“He’d give us Aussies a hard time when we had the jerseys on but as soon as the full-time whistle went that was it and he’d be out there with the handshakes and that’s what made the Australia New Zealand tests so great, so wonderful.” Wally Lewis, Australian former rugby league footballer and coach.
Peter Leitch fell in love with rugby league in 1971, when he became a sponsor of the Mangere East Hawks. He started to go to the club for an occasional beer and quickly built a rapport with the people he met there.
“To say the game took over my life would be an understatement”, he says. “My passion is a combination of the game itself and the people who are involved in it.”
After getting behind the Mangere East Hawks, Peter began to spend a lot of time at Carlaw Park. By the end of the 1980s, he was promoting the Mad Butcher’s pre-season tournament. His energetic promotion on radio and in the press helped the spectator crowds to grow. At one point he even took over publication of the weekly league magazine, an experience that left him poorer and wiser. “It was a learning curve and, looking back, I did it for the wrong reasons. I did it with my heart, not my head.”

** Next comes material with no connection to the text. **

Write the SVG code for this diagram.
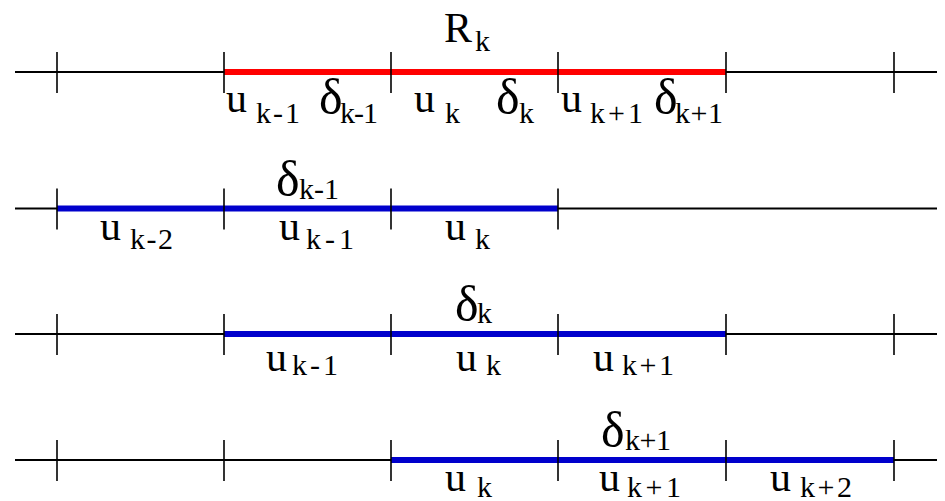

Finances were always a problem for the Hawks, so Peter waded in to help the club with fundraising. One of his initiatives involved getting league legend Wally Lewis to speak at a ‘small function of about 30 people’. When Wally got there, more than 1000 people were waiting for him. Wally said “and you can’t afford to pay me after this?”, to which Peter replied “that’s how you do business son”.
When the Warriors were formed in 1995, Peter was very much involved. He promoted the team heavily in his radio spots, always giving league as much (if not more) of a plug as the Mad Butcher specials.
Peter stayed away from the politics of league, preferring to focus on building support for the Warriors. By the end of the 1990s, he was regularly travelling with the team as the honorary ‘away manager’.
When the Warriors made it to the NRL Grand Final in 2002, Peter went ahead to whip up support. He organised a barbecue outside the stadium and more than 4000 people showed up. When the Warriors lost to the Roosters (30-8), Peter wasn’t broken hearted. “Rugby league is like my relief from business. When we lose, a lot of people get all pissed off and I think I should be crying too. But I say to people ‘It’s only a game of footy’. When I think of people who are very ill, then a game of footy’s no big deal.”
Peter says there’s never been a Warrior he didn’t like. “They’ve all been good blokes really. I’d be hard-pressed to think of an arsehole.” In recognition of his support of the Warriors, the club have retired the #19 jersey in his honour.
A highlight of Peter’s relationship with rugby league was his appointment as football manager for the Kiwis in the 2005 Tri-Nations campaign. When the Kiwis overcame incredible odds to beat the Kangaroos 24-0 in the final, they broke Australia’s 27-year undefeated international tournament record. We’d like to think that the Butcher’s immense resources of positive energy had a lot to do with it.